RAIN HIT Paris, temporarily dousing the momentum of Roger Federer in this spluttering French Open, but giving Andy Murray – a possible semi-final opponent for the champion – extra time to recover from the rigours of his five-set ordeal in the first round.
The rain postponed Murray’s meeting with the Argentinian Juan Ignacio Chela until yesterday evening and Britain’s number one will resume this morning having won the first set 6-2 with the second level at 3-3. But the Swiss was in little danger of relinquishing his grip on the Coupe des Mousquetaires going on some of the brilliant tennis he produced to beat the tough but artistically limited Colombian Alejandro Falla 7-6, 6-2, 6-4.
By the time the weather turned in mid-afternoon, Federer had two sets in the bag. It is the steadiness of his excellence that drains the resistance from his opponents. If one passage of play encapsulated the Swiss’s gifts, it was that which began when he was 5-6 down in the first set, with Falla serving and pumped to the limit. Federer, who had been idling, found a fifth gear and began to drag the left-hander from one side of the court to the other with late and lethal flicks of his iron-strong right wrist.

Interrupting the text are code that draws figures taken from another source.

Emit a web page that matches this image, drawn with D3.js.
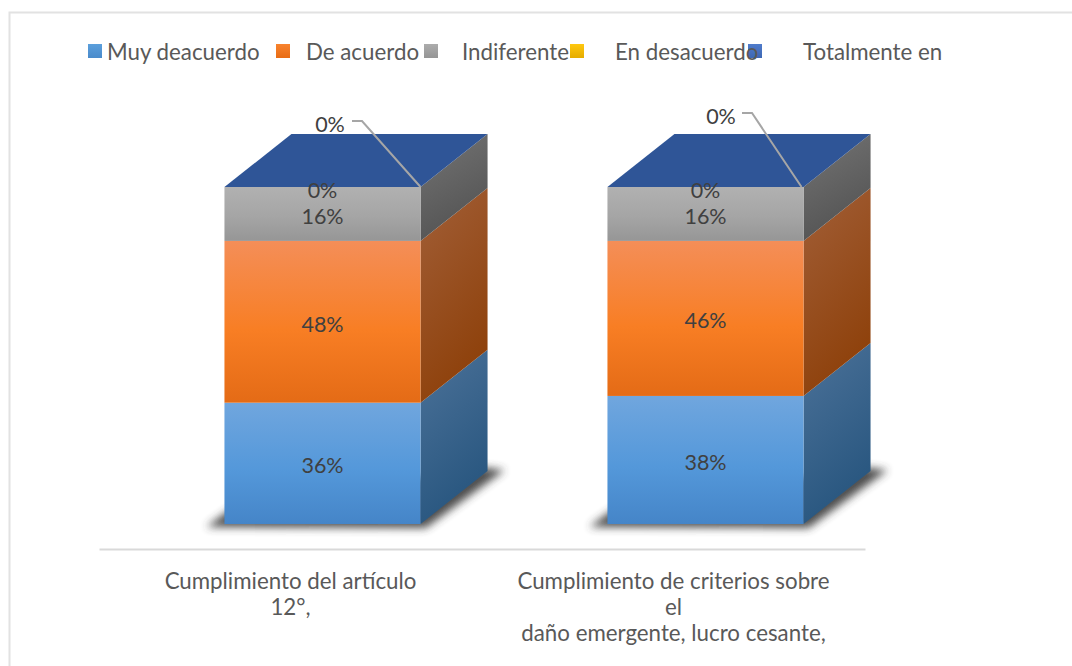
<!DOCTYPE html>
<html>
<head>
<meta charset="utf-8">
<script src="https://cdn.jsdelivr.net/npm/d3@7"></script>
<style>
    body { margin: 0; background: #fff; }
    svg { display: block; }
    text { font-family: Lato, "Open Sans", sans-serif; }
</style>
</head>
<body>
<svg id="chart"></svg>
<script>
const categories = ['Cumplimiento del artículo 12°,', 'Cumplimiento de criterios sobre el daño emergente, lucro cesante,'];
const categoryLines = [
    ['Cumplimiento del artículo', '12°,'],
    ['Cumplimiento de criterios sobre', 'el', 'daño emergente, lucro cesante,']
];
const seriesNames = ['Muy deacuerdo', 'De acuerdo', 'Indiferente', 'En desacuerdo', 'Totalmente en'];
const muyDeacuerdo = [36, 38];
const deAcuerdo = [48, 46];
const indiferente = [16, 16];
const enDesacuerdo = [0, 0];
const totalmenteEn = [0, 0];

const width = 1072, height = 666;
const depthX = 67, depthY = 53;

// front top, front mid, front bottom, side start, side end, legend top, legend bottom
const palette = [
    ['#70a6de', '#5498da', '#4585c8', '#4c7299', '#28567f', '#5b9fdc', '#4a8bcb'],
    ['#f48e58', '#f87e24', '#e46b16', '#a25f38', '#8e410b', '#f8832e', '#e86c14'],
    ['#b1b1b1', '#a5a5a5', '#969696', '#747474', '#545454', '#acacac', '#959595'],
    ['#ffd040', '#ffc000', '#e0a800', '#997300', '#7a5c00', '#ffc80f', '#e5ac00'],
    ['#5a82cc', '#4472c4', '#3a64ae', '#2f5597', '#264478', '#4f7bcb', '#3d68b4']
];
const topColor = '#2f5597';
const legendSwatchX = [88, 276, 424, 570, 748];
const legendTextX = [107, 306, 462, 615, 803];
const leaderLabels = [{ x: 330, y: 124, elbow: 352, bend: 362 }, { x: 721, y: 116, elbow: 742, bend: 752 }];

const rows = categories.map((c, i) => ({
    category: c,
    [seriesNames[0]]: muyDeacuerdo[i],
    [seriesNames[1]]: deAcuerdo[i],
    [seriesNames[2]]: indiferente[i],
    [seriesNames[3]]: enDesacuerdo[i],
    [seriesNames[4]]: totalmenteEn[i]
}));
const stacked = d3.stack().keys(seriesNames)(rows);

const svg = d3.select('#chart').attr('width', width).attr('height', height);
const defs = svg.append('defs');

defs.append('filter').attr('id', 'shadowBlur')
    .attr('x', '-20%').attr('y', '-40%').attr('width', '140%').attr('height', '180%')
    .append('feGaussianBlur').attr('stdDeviation', 4);

palette.forEach((p, i) => {
    const front = defs.append('linearGradient').attr('id', `front${i}`)
        .attr('x1', 0).attr('y1', 0).attr('x2', 0).attr('y2', 1);
    front.append('stop').attr('offset', '0%').attr('stop-color', p[0]);
    front.append('stop').attr('offset', '55%').attr('stop-color', p[1]);
    front.append('stop').attr('offset', '100%').attr('stop-color', p[2]);
    const side = defs.append('linearGradient').attr('id', `side${i}`)
        .attr('x1', 0).attr('y1', 0).attr('x2', 0.35).attr('y2', 1);
    side.append('stop').attr('offset', '0%').attr('stop-color', p[3]);
    side.append('stop').attr('offset', '100%').attr('stop-color', p[4]);
    const swatch = defs.append('linearGradient').attr('id', `swatch${i}`)
        .attr('x1', 0).attr('y1', 0).attr('x2', 0).attr('y2', 1);
    swatch.append('stop').attr('offset', '0%').attr('stop-color', p[5]);
    swatch.append('stop').attr('offset', '100%').attr('stop-color', p[6]);
});

// chart frame, runs off the right and bottom of the picture
svg.append('path')
    .attr('d', `M9.5,${height}V12.5H${width}`)
    .attr('fill', 'none')
    .attr('stroke', '#e2e2e2')
    .attr('stroke-width', 2);

// scales: the band is the floor of the box, the front face sits shifted from the axis
const xscale = d3.scaleBand().domain(categories).range([99, 865])
    .paddingInner(0.488).paddingOuter(0.244);
const yscale = d3.scaleLinear().domain([0, 100]).range([524, 187]);
const frontShift = 32;
const frontX = c => xscale(c) + frontShift;
const bw = xscale.bandwidth();
const line = d3.line();

// shadows under the boxes
svg.append('g').selectAll('path')
    .data(categories)
    .join('path')
    .attr('d', c => line([
        [frontX(c) - 18, yscale(0) + 3],
        [frontX(c) + bw + 5, yscale(0) + 4],
        [frontX(c) + bw + depthX + 17, yscale(0) - depthY - 1],
        [frontX(c) + bw + depthX - 10, yscale(0) - depthY - 4],
        [frontX(c) + 5, yscale(0) - 14]
    ]) + 'Z')
    .attr('fill', '#3a3a3a')
    .attr('opacity', 0.9)
    .attr('filter', 'url(#shadowBlur)');

// axis
const xaxis = d3.axisBottom(xscale).tickSize(0).tickPadding(0);
const xaxisGroup = svg.append('g')
    .attr('transform', 'translate(0, 549)')
    .call(xaxis);
xaxisGroup.select('.domain').attr('stroke', '#d9d9d9').attr('stroke-width', 2);
xaxisGroup.selectAll('.tick text').each(function (d, i) {
    const t = d3.select(this).text(null)
        .attr('y', 0).attr('dy', null)
        .attr('font-size', 22.3)
        .attr('fill', '#595959')
        .style('font-family', 'Lato, "Open Sans", sans-serif');
    categoryLines[i].forEach((l, j) => {
        t.append('tspan').attr('x', 0).attr('y', 40 + j * 26).text(l);
    });
});

// boxes: side faces first, then the front faces
const boxes = svg.append('g');
stacked.forEach((s, i) => {
    const g = boxes.append('g');
    g.selectAll('.side')
        .data(s)
        .join('path')
        .attr('class', 'side')
        .attr('d', d => {
            const x = frontX(d.data.category) + bw;
            return line([
                [x, yscale(d[0])], [x + depthX, yscale(d[0]) - depthY],
                [x + depthX, yscale(d[1]) - depthY], [x, yscale(d[1])]
            ]) + 'Z';
        })
        .attr('fill', `url(#side${i})`);
    g.selectAll('.front')
        .data(s)
        .join('rect')
        .attr('class', 'front')
        .attr('x', d => frontX(d.data.category))
        .attr('y', d => yscale(d[1]))
        .attr('width', bw)
        .attr('height', d => yscale(d[0]) - yscale(d[1]))
        .attr('fill', `url(#front${i})`);
});

// top faces
boxes.append('g').selectAll('path')
    .data(categories)
    .join('path')
    .attr('d', c => line([
        [frontX(c), yscale(100)], [frontX(c) + bw, yscale(100)],
        [frontX(c) + bw + depthX, yscale(100) - depthY], [frontX(c) + depthX, yscale(100) - depthY]
    ]) + 'Z')
    .attr('fill', topColor);

// value labels on the front faces (last series goes on a leader line instead)
stacked.slice(0, 4).forEach(s => {
    svg.append('g').selectAll('text')
        .data(s)
        .join('text')
        .attr('x', d => frontX(d.data.category) + bw / 2)
        .attr('y', d => yscale((d[0] + d[1]) / 2) + (d[1] - d[0] === 0 ? 3 : 2.5))
        .attr('dy', '0.35em')
        .attr('text-anchor', 'middle')
        .attr('font-size', 21.5)
        .attr('fill', '#404040')
        .text(d => `${d[1] - d[0]}%`);
});

// leader lines for the last series
categories.forEach((c, i) => {
    const l = leaderLabels[i];
    svg.append('path')
        .attr('d', line([[l.elbow, l.y - 3], [l.bend, l.y - 3], [frontX(c) + bw - (i === 0 ? 0 : 2), yscale(100)]]))
        .attr('fill', 'none')
        .attr('stroke', '#a6a6a6')
        .attr('stroke-width', 2);
    svg.append('text')
        .attr('x', l.x)
        .attr('y', l.y)
        .attr('dy', '0.35em')
        .attr('text-anchor', 'middle')
        .attr('font-size', 21.5)
        .attr('fill', '#404040')
        .text(`${totalmenteEn[i]}%`);
});

// legend: swatches below the names, "En desacuerdo" runs over the next swatch
const legend = svg.append('g');
seriesNames.forEach((name, i) => {
    legend.append('rect')
        .attr('x', legendSwatchX[i]).attr('y', 44)
        .attr('width', 14).attr('height', 14)
        .attr('fill', `url(#swatch${i})`);
});
seriesNames.forEach((name, i) => {
    legend.append('text')
        .attr('x', legendTextX[i]).attr('y', 52)
        .attr('dy', '0.35em')
        .attr('font-size', 22.3)
        .attr('fill', '#595959')
        .text(name);
});
</script>
</body>
</html>
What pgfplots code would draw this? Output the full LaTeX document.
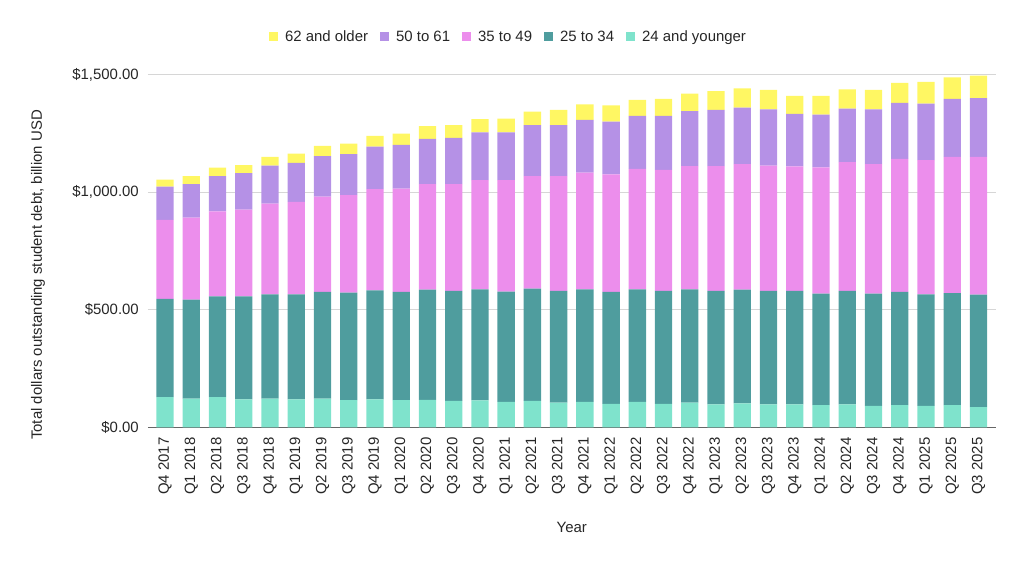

He pulled back the deficit almost before Falla knew he had blown the set, then ground him down in the tie-break at a tempo totally at odds with most of the tennis that had gone before. It was as if Falla had been transported on to Planet Federer from Court Philippe Chatrier and was now gasping for air.
It rained, and it stopped. They went inside. It rained again. Then followed a quaint music-hall performance by six middle-aged men in lobster-coloured T-shirts pushing giant squeegees to squeeze the puddles from the tarpaulin in preparation for the players’ return.
Quite why someone has not invented a more efficient method of dealing with rain at a major international sporting invent ought to be the subject of some sort of expensive inquiry, but probably won’t be. A roof would be nice. Even the Australians and the British have them.
When they returned in their third set of shirts, Federer, leading 7-6 6-2, 1-0, resumed his own brand of water torture on Falla. He broke him, in the tennis and psychological sense, a performance at once cruel and beautiful.
Some of Federer’s flat, rasping forehands inches from the line not even a team of men with squeegees could stop. One backspin chip almost broke back over the net. A deep backhand winner down the line looked to be travelling at the speed of the far-away lightning. He hit cross-court at will and was passed only once.
Fella fought hard against the inevitable, pestering the rampant champion to produce some wondrous shots on the way to taking the third set 6-4. It took exactly two hours of tennis and what seemed like four seasons of patience. Within minutes of their departure, it rained again.
On a slow day, the talk of the tournament briefly was Venus Williams’s latest dress. If you cannot believe you are reading this, try to imagine it from this end of the lap top: she wore an item that might have been lifted from a fine New Orleans bordello circa 1920, all black lace and red trim atop, with a hem given prominence by what might have been starched ostrich feathers, all sustained in an unconvincing reach for modesty by flesh-colour shorts.
It was sufficiently striking to entrance not only the crowd and her first-round victim Patty Schnyder, but the compilers of the Open magazine too, who featured it on their cover yesterday. Opinion was divided. Some thought it unbelievable. Others reckoned it hilarious. Ooh-la-la, as they say.